**EXERCISE INSTRUCTIONS**
Find each line containing the string "chart". Copy it.

**SOURCE MATERIAL**
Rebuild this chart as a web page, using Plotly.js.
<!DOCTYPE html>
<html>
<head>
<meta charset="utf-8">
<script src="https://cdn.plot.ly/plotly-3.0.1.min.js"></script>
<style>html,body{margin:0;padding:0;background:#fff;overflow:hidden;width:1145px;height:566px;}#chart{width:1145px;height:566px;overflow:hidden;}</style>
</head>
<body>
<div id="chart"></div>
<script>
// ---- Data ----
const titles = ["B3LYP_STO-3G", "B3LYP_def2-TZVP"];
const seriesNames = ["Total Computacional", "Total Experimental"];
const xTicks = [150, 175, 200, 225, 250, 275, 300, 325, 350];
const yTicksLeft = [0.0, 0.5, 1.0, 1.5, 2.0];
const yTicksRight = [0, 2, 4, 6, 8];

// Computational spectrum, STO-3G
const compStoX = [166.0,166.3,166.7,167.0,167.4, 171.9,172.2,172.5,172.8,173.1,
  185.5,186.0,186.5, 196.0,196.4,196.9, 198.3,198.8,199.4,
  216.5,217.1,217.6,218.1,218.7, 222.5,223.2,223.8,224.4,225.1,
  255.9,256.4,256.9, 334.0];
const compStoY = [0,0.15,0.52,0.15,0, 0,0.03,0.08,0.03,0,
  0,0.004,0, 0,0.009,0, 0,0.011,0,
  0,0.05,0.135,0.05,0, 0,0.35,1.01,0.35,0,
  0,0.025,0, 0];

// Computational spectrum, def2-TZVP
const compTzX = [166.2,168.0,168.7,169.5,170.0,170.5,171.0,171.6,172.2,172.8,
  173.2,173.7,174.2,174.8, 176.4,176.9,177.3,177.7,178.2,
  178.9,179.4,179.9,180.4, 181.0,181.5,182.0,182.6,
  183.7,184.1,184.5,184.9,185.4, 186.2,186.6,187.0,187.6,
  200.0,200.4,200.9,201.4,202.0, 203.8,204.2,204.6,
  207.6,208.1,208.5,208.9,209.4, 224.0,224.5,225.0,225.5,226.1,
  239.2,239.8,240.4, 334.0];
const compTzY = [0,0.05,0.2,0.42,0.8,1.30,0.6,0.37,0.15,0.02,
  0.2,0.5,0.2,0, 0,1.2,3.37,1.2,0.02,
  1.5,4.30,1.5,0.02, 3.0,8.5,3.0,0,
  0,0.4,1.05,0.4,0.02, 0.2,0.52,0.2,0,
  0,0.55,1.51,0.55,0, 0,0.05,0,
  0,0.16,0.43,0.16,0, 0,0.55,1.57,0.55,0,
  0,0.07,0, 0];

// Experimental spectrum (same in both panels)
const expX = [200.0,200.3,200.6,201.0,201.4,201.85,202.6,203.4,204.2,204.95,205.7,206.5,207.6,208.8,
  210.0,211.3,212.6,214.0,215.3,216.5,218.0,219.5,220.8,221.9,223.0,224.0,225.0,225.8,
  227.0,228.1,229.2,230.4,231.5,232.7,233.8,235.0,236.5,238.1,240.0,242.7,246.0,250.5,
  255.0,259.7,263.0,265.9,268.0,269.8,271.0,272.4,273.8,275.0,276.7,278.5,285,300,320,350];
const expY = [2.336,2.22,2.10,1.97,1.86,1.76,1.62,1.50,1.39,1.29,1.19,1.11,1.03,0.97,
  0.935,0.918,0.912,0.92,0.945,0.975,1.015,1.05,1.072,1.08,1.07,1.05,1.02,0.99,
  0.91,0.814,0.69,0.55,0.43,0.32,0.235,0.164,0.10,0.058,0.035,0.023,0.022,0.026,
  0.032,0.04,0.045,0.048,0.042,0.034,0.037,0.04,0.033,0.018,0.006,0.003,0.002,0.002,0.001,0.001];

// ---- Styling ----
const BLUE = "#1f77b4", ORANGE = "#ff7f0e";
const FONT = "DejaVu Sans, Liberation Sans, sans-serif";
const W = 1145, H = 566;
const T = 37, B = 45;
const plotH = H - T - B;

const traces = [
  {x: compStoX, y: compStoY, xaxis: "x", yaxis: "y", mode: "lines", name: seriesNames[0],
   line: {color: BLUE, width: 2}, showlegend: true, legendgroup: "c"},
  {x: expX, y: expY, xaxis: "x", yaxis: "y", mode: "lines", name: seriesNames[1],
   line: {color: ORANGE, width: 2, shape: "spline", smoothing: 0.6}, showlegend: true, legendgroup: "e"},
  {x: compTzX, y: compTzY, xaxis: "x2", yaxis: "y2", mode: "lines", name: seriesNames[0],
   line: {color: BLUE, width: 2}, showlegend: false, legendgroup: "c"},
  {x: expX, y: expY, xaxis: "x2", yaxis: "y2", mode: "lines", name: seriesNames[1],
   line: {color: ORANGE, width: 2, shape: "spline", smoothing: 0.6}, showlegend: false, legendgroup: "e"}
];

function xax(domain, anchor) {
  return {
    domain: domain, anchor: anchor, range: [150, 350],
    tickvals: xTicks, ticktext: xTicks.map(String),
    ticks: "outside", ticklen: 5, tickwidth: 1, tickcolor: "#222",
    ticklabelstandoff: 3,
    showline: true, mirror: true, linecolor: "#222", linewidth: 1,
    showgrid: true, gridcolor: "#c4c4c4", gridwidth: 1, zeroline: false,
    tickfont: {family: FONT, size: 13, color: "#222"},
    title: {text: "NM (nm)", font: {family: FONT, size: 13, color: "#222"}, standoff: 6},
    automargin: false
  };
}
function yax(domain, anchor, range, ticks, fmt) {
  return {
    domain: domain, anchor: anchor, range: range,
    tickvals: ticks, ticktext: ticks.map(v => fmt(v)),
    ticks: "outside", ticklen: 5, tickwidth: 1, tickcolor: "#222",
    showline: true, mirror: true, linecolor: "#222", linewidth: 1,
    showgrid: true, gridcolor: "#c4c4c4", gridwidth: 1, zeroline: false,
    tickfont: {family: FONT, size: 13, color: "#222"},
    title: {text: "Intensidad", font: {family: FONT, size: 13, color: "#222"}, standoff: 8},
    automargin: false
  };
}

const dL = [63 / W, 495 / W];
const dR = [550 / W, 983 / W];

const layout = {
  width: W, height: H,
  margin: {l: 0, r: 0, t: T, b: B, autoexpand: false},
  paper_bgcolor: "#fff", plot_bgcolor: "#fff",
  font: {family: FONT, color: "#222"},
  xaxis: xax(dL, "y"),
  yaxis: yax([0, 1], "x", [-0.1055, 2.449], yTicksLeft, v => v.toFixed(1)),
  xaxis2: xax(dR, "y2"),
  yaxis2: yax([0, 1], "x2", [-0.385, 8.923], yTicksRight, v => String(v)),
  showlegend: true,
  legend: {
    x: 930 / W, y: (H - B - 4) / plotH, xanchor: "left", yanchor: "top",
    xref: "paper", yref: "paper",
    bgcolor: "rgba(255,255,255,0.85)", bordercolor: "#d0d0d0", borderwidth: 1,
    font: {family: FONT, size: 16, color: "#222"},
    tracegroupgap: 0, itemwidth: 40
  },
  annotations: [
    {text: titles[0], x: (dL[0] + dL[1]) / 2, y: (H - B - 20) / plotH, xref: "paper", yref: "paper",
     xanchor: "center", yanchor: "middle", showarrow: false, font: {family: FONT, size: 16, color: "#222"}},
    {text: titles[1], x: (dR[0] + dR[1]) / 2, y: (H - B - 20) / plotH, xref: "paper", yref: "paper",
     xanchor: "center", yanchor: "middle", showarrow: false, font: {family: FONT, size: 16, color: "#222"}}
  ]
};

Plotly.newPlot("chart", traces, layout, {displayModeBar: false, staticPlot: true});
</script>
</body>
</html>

**EXERCISE OUTPUT**
Rebuild this chart as a web page, using Plotly.js.
<style>html,body{margin:0;padding:0;background:#fff;overflow:hidden;width:1145px;height:566px;}#chart{width:1145px;height:566px;overflow:hidden;}</style>
<div id="chart"></div>
Plotly.newPlot("chart", traces, layout, {displayModeBar: false, staticPlot: true});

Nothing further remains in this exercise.